It’s funny how aspects of your past can come streaking through your present, unannounced and unbidden, but appreciated all the same.
I subscribe to a newsletter called WebWord, which deals with Web site usability issues. The most recent edition included a link to a copy of Infocom’s classic Hitchhiker’s Guide to the Galaxy text-based RPG, which the good folks at DouglasAdams.com have posted on their Web site. It’s almost identical to the game I used to play on my old Commodore 64, with the sole exception being that you can?t save your progress.
The Hitchhiker’s Guide is one of two text-based games that did much to shape my child-mind, the other being Adventure (which you can play here), the original text-based RPG, which was originally written for mainframes in the early-1970s and later found its way onto my family’s Apple II+ in 1979.
The games included the most rudimentary of controls — if you wanted to go south, you typed ‘south?. If you wanted to interact with your environment you had to type “get rock” or “drink water” or “light lantern”, rather than simply clicking on the object like you would nowadays. Heck, there wasn’t even anything to click with or on in those days, mice having not yet arrived in the mainstream (and perhaps not even on the technological scene — I can’t remember when they were officially invented, although I know Apple started shipping them with the original Mac in 1984). I loved that text interface, which forced you to rely on your imagination to render the room, and your mind to puzzle out its mysteries by trying every possible text command imaginable.
So where does XYZZY come into play? It’s a nonsensical — and magical — word used in Adventure to teleport you back to your home base from certain locations within the dungeon. In the game, it was etched on the wall of one of the rooms, and you had to try using it in every room you entered in order to figure out what it did.

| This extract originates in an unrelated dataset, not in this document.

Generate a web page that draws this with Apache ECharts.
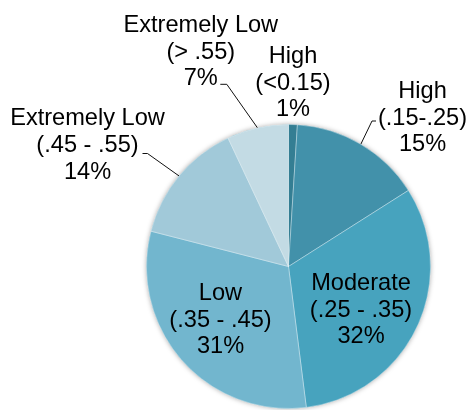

Both games evoke lots of warm, happy memories. I can remember playing Adventure with my mom, comparing notes every other day as one of us ventured further into the caves. Its probably not the sort of thing most sons did with their mothers, but then again, my mom wasn’t like most moms — she was a programmer, and — dare I say it — a proto-geek.
As for the Hitchhiker’s Guide, its memories are forever intertwined with Dave Prudenti, one of my oldest friends, with whom I played the game for countless hours, each of us trying to figure out how to solve it. Our major breakthrough came one rainy Saturday at the Mount Olive Library — we were supposed to be doing work for school, but when we found out that the library had a copy of the Guide, we immediately began playing it (actually, if I remember correctly, Dave had finished his work — not being the most academically responsible of kids, I think I simply blew off my assignment, much to the annoyance and frustration of my parents).
I have no doubt that Adventure and its kin were one of the main reasons I fell in love with Dungeons & Dragons. When my mom bought me that first Basic set back in 4th grade it contained the same sense of wonder and creative challenges as Adventure, but with the added benefit of talking to real live people!
It’s a good thing I found that substitute — text-based games died in the late 1980s with the rise of mouse-based interfaces. Nowadays, games are bigger, louder and more visually stunning than ever before, but there’s a little slice of magic — that magic that we bring to the game through the power of our own minds — that’s always missing.